De par l’attrait mystique attribué cette composition de Wendo, bien des Congolais à l’époque avaient accordé à cette chanson des pouvoirs surnaturels dont celui de réveiller les morts surtout lorsqu’elle était jouée aux environs de minuit. De ce fait, la chanson "Marie-Louise" qui déplût au clergé catholique fut considérée comme un air diabolique. En effet un curé belge, sûrement agacé par les folles rumeurs qui y circulaient, la déclara satanique et invita les fidèles à la censurer. Banni de l’Eglise et emprisonné un moment, Wendo fut contraint de quitter la capitale pour se réfugier à Stanleyville (Kisangani). Considéré comme le premier vrai tube de la musique congolaise moderne, "Marie-Louise" était sorti en format 78 tours en 1948 sous le label Ngoma.
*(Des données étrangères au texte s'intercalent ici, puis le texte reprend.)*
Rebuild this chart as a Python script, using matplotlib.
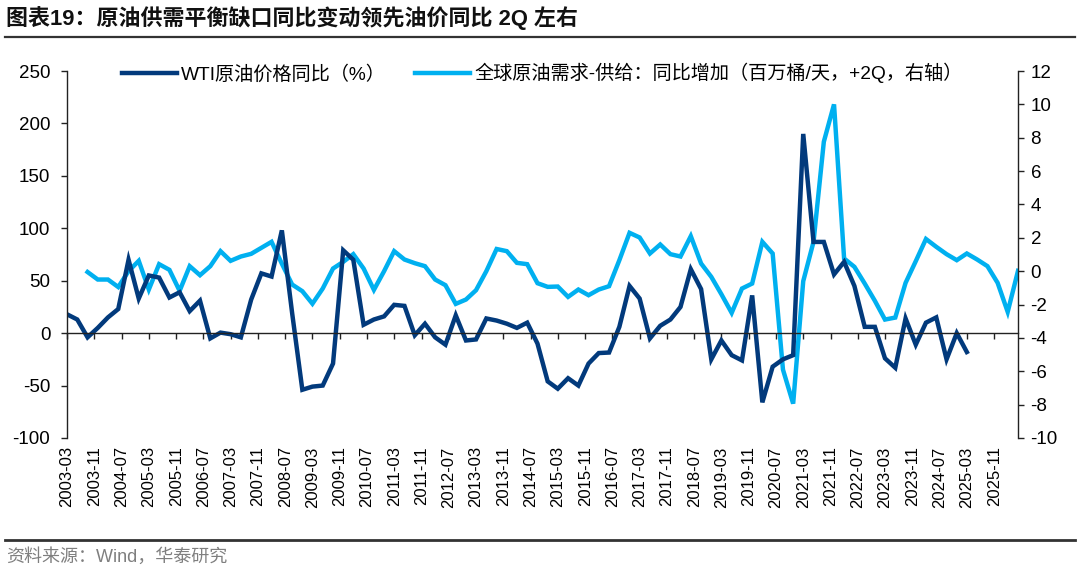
import numpy as np
import pandas as pd
import matplotlib
matplotlib.use("Agg")
import matplotlib.pyplot as plt
from matplotlib.lines import Line2D

plt.rcParams['font.family'] = ['Liberation Sans', 'Noto Sans CJK SC', 'DejaVu Sans']
plt.rcParams['axes.unicode_minus'] = False

# WTI price YoY (%), quarterly 2003-03 .. 2025-03
wti_yoy = [18, 13, -4, 5, 15, 23, 70, 33, 55, 53,
           34, 39, 21, 31, -5, 0.5, -1, -4, 32, 57,
           54, 98, 19, -54, -51, -50, -29, 79, 70, 8,
           13, 16, 27, 26, -2, 9, -4, -11, 17, -7,
           -6, 14, 12, 9, 5, 10, -10, -46, -53, -43,
           -50, -29, -19, -18.5, 6, 45, 33, -5, 7, 13,
           25, 61, 42, -25, -7, -21, -26, 36, -66, -32,
           -25, -21, 190, 87, 87, 56, 68, 45, 6, 6,
           -24, -33, 14, -11, 10, 15, -25, 0, -18]

# global oil demand - supply, YoY change (mb/d), shifted +2Q, quarterly 2003-09 .. 2026-06
gap_yoy = [-0.05, -0.5, -0.5, -0.95, 0.0, 0.62, -1.1, 0.42, 0.08, -1.18,
           0.3, -0.24, 0.3, 1.2, 0.62, 0.88, 1.04, 1.4, 1.76, 0.45,
           -0.8, -1.2, -1.95, -1.04, 0.16, 0.56, 1.02, 0.16, -1.12, 0.0,
           1.2, 0.7, 0.48, 0.3, -0.5, -0.84, -1.96, -1.7, -1.14, 0.0,
           1.33, 1.2, 0.5, 0.42, -0.72, -0.94, -0.92, -1.54, -1.1, -1.44,
           -1.1, -0.9, 0.66, 2.3, 2.02, 1.06, 1.6, 1.02, 0.88, 2.1,
           0.46, -0.34, -1.38, -2.5, -1.04, -0.74, 1.76, 1.06, -5.9, -7.94,
           -0.6, 1.76, 7.76, 10.0, 0.76, 0.26, -0.74, -1.78, -2.9, -2.78,
           -0.7, 0.6, 1.93, 1.46, 1.02, 0.66, 1.06, 0.7, 0.3, -0.7,
           -2.44, 0.02]

wti_dates = pd.date_range('2003-03-01', periods=len(wti_yoy), freq='3MS')
gap_dates = pd.date_range('2003-09-01', periods=len(gap_yoy), freq='3MS')
tick_dates = pd.date_range('2003-03-01', '2025-11-01', freq='8MS')
tick_labels = [d.strftime('%Y-%m') for d in tick_dates]

title = '图表19：原油供需平衡缺口同比变动领先油价同比 2Q 左右'
source = '资料来源：Wind，华泰研究'
label_wti = 'WTI原油价格同比（%）'
label_gap = '全球原油需求-供给：同比增加（百万桶/天，+2Q，右轴）'

dark = '#023a7c'
light = '#00b0f0'

fig = plt.figure(figsize=(10.8, 5.76), dpi=100)
ax = fig.add_axes([0.062, 0.2396, 0.8806, 0.6371])
ax2 = ax.twinx()

l1, = ax.plot(wti_dates, wti_yoy, color=dark, lw=3.2, solid_joinstyle='miter')
l2, = ax2.plot(gap_dates, gap_yoy, color=light, lw=3.2, solid_joinstyle='miter')

# dark line drawn over the light one
ax.set_zorder(ax2.get_zorder() + 1)
ax.patch.set_visible(False)

ax.set_xlim(pd.Timestamp('2003-03-01'), pd.Timestamp('2026-06-01'))
ax.set_ylim(-100, 250)
ax.set_yticks(np.arange(-100, 251, 50))
ax2.set_ylim(-10, 12)
ax2.set_yticks(np.arange(-10, 13, 2))

for a in (ax, ax2):
    a.spines['top'].set_visible(False)
    a.spines['bottom'].set_visible(False)
    for s in ('left', 'right'):
        a.spines[s].set_color('#222222')
        a.spines[s].set_linewidth(1.0)

ax.spines['right'].set_visible(False)
ax2.spines['left'].set_visible(False)
ax.spines['bottom'].set_visible(True)
ax.spines['bottom'].set_position(('data', 0))
ax.spines['bottom'].set_color('#222222')
ax.spines['bottom'].set_linewidth(1.0)

ax.set_xticks(tick_dates)
ax.tick_params(axis='x', direction='out', length=4, width=1, color='#222222',
               labelbottom=False)
ax.tick_params(axis='y', direction='out', length=4, width=1, color='#222222',
               labelsize=13.5, pad=8)
ax2.tick_params(axis='y', direction='out', length=4, width=1, color='#222222',
                labelsize=13.5, pad=5)

# date labels sit below the plot area, not on the zero line
sec = ax.secondary_xaxis('bottom')
sec.set_xticks(tick_dates)
sec.set_xticklabels(tick_labels, rotation=90, fontsize=12)
sec.tick_params(axis='x', length=0, pad=6)
sec.spines['bottom'].set_visible(False)

fig.legend([l1, l2], [label_wti, label_gap], loc='center',
           bbox_to_anchor=(0.502, 0.873), ncol=2, frameon=False,
           fontsize=13.8, handlelength=2.9, handletextpad=0.2,
           columnspacing=1.5)

fig.text(0.006, 0.968, title, fontsize=15.8, fontweight='bold',
         ha='left', va='center', color='#111111')
fig.add_artist(Line2D([0.005, 0.995], [0.936, 0.936], color='#333333', lw=1.6))
fig.add_artist(Line2D([0.005, 0.995], [0.0625, 0.0625], color='#333333', lw=2.0))
fig.text(0.006, 0.033, source, fontsize=13, color='#7f7f7f',
         ha='left', va='center')

fig.savefig('out.png', dpi=100)
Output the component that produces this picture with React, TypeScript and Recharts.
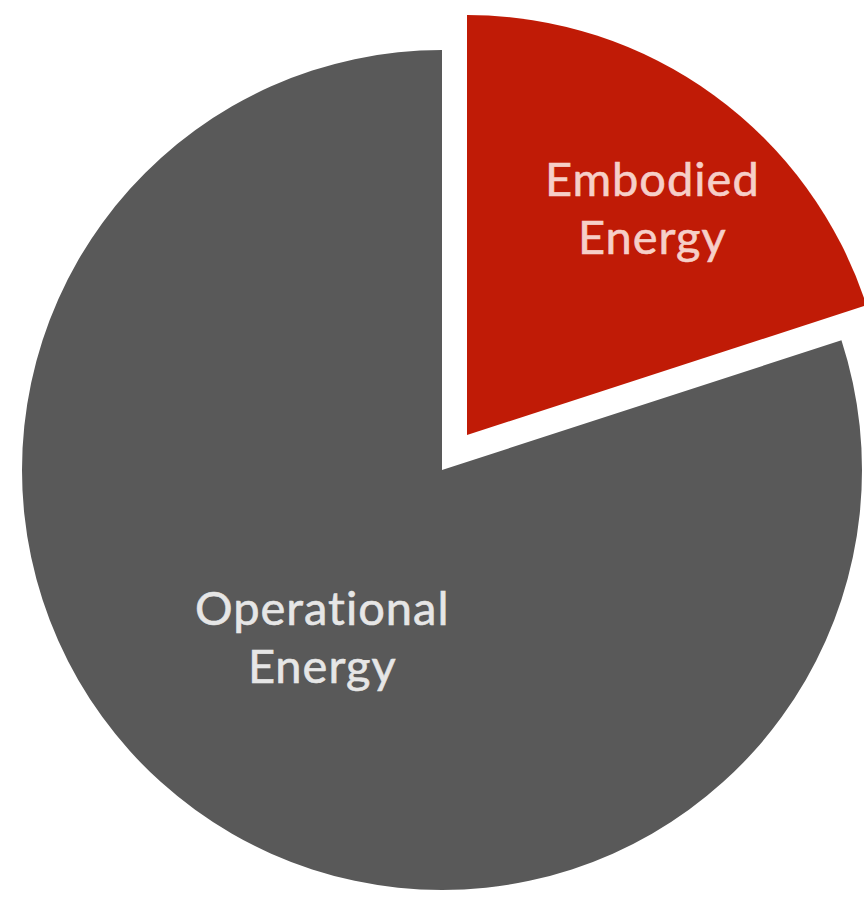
import React from 'react';
import { PieChart, Pie, Cell } from 'recharts';

const categories = ['Embodied Energy', 'Operational Energy'];
const values = [20, 80];
const labelLines = [['Embodied', 'Energy'], ['Operational', 'Energy']];

const data = categories.map((name, i) => ({ name, value: values[i] }));

const RED = '#C01B06';
const GRAY = '#595959';
const RAD = Math.PI / 180;

const makeLabel = (showIndex: number, ratio: number, color: string, dx: number, dy: number) => (props: any) => {
  const { cx, cy, midAngle, outerRadius, index } = props;
  if (index !== showIndex) return <g />;
  const r = outerRadius * ratio;
  const x = cx + r * Math.cos(-midAngle * RAD) + dx;
  const y = cy + r * Math.sin(-midAngle * RAD) + dy;
  const lines = labelLines[index];
  return (
    <text
      x={x}
      y={y}
      fill={color}
      textAnchor="middle"
      fontFamily="Lato, 'Open Sans', sans-serif"
      fontSize={47}
      letterSpacing={1}
      stroke={color}
      strokeWidth={0.6}
    >
      <tspan x={x} dy={-10}>{lines[0]}</tspan>
      <tspan x={x} dy={58}>{lines[1]}</tspan>
    </text>
  );
};

export default function App() {
  return (
    <div style={{ position: 'absolute', left: 0, top: 0, width: 864, height: 897, background: '#fff' }}>
      <PieChart width={864} height={897} margin={{ top: 0, right: 0, bottom: 0, left: 0 }}>
        <Pie
          data={data}
          dataKey="value"
          nameKey="name"
          cx={442}
          cy={470}
          outerRadius={420}
          startAngle={90}
          endAngle={-270}
          stroke="none"
          isAnimationActive={false}
          labelLine={false}
          label={makeLabel(1, 0.485, '#E6E6E6', 0, 0)}
        >
          <Cell fill="transparent" />
          <Cell fill={GRAY} />
        </Pie>
        <Pie
          data={data}
          dataKey="value"
          nameKey="name"
          cx={467}
          cy={435}
          outerRadius={420}
          startAngle={90}
          endAngle={-270}
          stroke="none"
          isAnimationActive={false}
          labelLine={false}
          label={makeLabel(0, 0.69, '#F6CFC8', 15, 5)}
        >
          <Cell fill={RED} />
          <Cell fill="transparent" />
        </Pie>
      </PieChart>
    </div>
  );
}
Notons que c’est dans cette chanson qu’apparaît pour la première fois le vocable "sébène" que Wendo avait utilisé pour désigner les jeux de guitare de Bowane
5. Mundele ngulu ou mundele muinda
Un éleveur de porc qui selon la légende avait une lampe-torche magique. Lorsque quelqu’un le croisait, il lui fixait avec le réflecteur de sa lampe. Celui-ci se métamorphosait aussitôt en cochon. La victime était ensuite transformée en jambon la nuit et vendue le lendemain matin sur les marchés de la place. Dans son livre ″Terre de la chanson″, Manda Tchebwa rapporta que le mythe ″mundele ngulu″, selon certains témoignages recueillis dans le cercle des kinois de souche, se rapporterait à un fermier blanc qui tenait sa ferme porcine dans la région de Kinsuka, près du fleuve Congo. Ses porcs, extrêmement engraissés, avaient fini par inspirer une légende qui voyait à travers ces bêtes gavées à outrance, des hommes noirs issus des captures nocturnes et qui, par quelques procédés magiques, se retrouvaient transformés en porcs. D’où l’expression Mundele (le blanc) qui transforme les hommes en ngulu (porc). On l’appelait aussi mundele mwinda à cause de la lampe torche qu’il avait toujours avec lui.
Par contre, selon Zola Mululendo appuyé par l’historien Ndaywel, le Blanc transformait des êtres humains en animal par des moyens magiques ou par des pratiques occultes. Cette rumeur rapportait que les victimes étaient métamorphosées pour nourrir les Belges qui souffraient de la faim en raison de la Première Guerre mondiale. Les Congolais pensaient que les victimes étaient tuées, dépecées et partagées entre Européens. Quand ils n’avaient plus de réserves de viande humaine, les Européens recommençaient l’opération. Le recrutement forcé de travailleurs dans l’après-guerre avait suscité, du moins renforcé, cette croyance en un cannibalisme sorcier blanc. Cette rumeur aurait contribué énormément à l’expansion du kimbanguisme. Au-delà de tout soupçon et pour marquer son ancrage dans cette ville qu’il avait terrorisée, l’avenue de l’Université porte le surnom de avenue Mundele ngulu comme pour se rappeler du bon vieux temps..
Ces histoires de noctambules avaient alimenté les conversations des Kinois dans une ambiance fébrile. Les plus peureux avaient du mal à affronter la nuit devenue le symbole des rencontres insolites. Ces récits fabuleux que l'on peut aujourd'hui qualifier de mythologie kinoise avaient fait le lit des colporteurs de la peur jusque dans les années 70.